### Exercise requirements
Go through the data and copy every line exactly, but not the images.

### Stored data
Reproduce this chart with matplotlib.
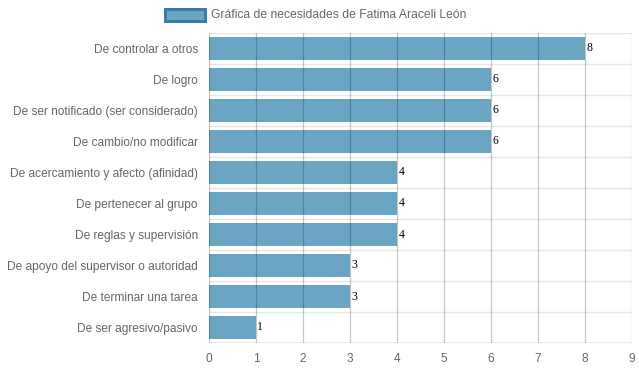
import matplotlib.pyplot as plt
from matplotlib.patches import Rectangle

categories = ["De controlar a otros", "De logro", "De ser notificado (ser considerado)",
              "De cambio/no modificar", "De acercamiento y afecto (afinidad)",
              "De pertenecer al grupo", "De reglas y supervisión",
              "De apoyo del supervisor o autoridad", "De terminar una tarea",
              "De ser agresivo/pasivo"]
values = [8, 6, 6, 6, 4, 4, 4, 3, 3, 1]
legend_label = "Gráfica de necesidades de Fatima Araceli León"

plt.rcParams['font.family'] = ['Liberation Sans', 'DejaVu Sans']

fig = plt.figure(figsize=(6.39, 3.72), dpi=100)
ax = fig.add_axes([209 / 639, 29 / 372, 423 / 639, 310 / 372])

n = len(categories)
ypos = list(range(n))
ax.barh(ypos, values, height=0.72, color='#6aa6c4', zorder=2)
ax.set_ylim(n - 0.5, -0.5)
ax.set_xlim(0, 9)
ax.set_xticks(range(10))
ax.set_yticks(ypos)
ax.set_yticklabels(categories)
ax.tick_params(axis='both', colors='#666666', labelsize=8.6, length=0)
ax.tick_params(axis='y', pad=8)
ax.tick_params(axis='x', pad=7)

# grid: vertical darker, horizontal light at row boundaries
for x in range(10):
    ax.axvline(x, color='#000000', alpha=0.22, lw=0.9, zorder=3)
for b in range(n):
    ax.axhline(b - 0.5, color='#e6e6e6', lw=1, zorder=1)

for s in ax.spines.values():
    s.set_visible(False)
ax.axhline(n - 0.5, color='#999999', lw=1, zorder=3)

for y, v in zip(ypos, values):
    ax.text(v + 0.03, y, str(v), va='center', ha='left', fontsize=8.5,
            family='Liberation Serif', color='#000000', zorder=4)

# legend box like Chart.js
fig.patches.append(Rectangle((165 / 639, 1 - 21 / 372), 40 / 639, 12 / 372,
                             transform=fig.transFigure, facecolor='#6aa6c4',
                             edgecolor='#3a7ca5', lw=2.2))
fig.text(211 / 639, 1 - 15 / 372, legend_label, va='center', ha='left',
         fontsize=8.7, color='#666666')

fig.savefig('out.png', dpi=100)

### Answer to the exercise
Reproduce this chart with matplotlib.
import matplotlib.pyplot as plt
from matplotlib.patches import Rectangle

categories = ["De controlar a otros", "De logro", "De ser notificado (ser considerado)",
              "De cambio/no modificar", "De acercamiento y afecto (afinidad)",
              "De pertenecer al grupo", "De reglas y supervisión",
              "De apoyo del supervisor o autoridad", "De terminar una tarea",
              "De ser agresivo/pasivo"]
values = [8, 6, 6, 6, 4, 4, 4, 3, 3, 1]
legend_label = "Gráfica de necesidades de Fatima Araceli León"

plt.rcParams['font.family'] = ['Liberation Sans', 'DejaVu Sans']

fig = plt.figure(figsize=(6.39, 3.72), dpi=100)
ax = fig.add_axes([209 / 639, 29 / 372, 423 / 639, 310 / 372])

n = len(categories)
ypos = list(range(n))
ax.barh(ypos, values, height=0.72, color='#6aa6c4', zorder=2)
ax.set_ylim(n - 0.5, -0.5)
ax.set_xlim(0, 9)
ax.set_xticks(range(10))
ax.set_yticks(ypos)
ax.set_yticklabels(categories)
ax.tick_params(axis='both', colors='#666666', labelsize=8.6, length=0)
ax.tick_params(axis='y', pad=8)
ax.tick_params(axis='x', pad=7)

# grid: vertical darker, horizontal light at row boundaries
for x in range(10):
    ax.axvline(x, color='#000000', alpha=0.22, lw=0.9, zorder=3)
for b in range(n):
    ax.axhline(b - 0.5, color='#e6e6e6', lw=1, zorder=1)

for s in ax.spines.values():
    s.set_visible(False)
ax.axhline(n - 0.5, color='#999999', lw=1, zorder=3)

for y, v in zip(ypos, values):
    ax.text(v + 0.03, y, str(v), va='center', ha='left', fontsize=8.5,
            family='Liberation Serif', color='#000000', zorder=4)

# legend box like Chart.js
fig.patches.append(Rectangle((165 / 639, 1 - 21 / 372), 40 / 639, 12 / 372,
                             transform=fig.transFigure, facecolor='#6aa6c4',
                             edgecolor='#3a7ca5', lw=2.2))
fig.text(211 / 639, 1 - 15 / 372, legend_label, va='center', ha='left',
         fontsize=8.7, color='#666666')

fig.savefig('out.png', dpi=100)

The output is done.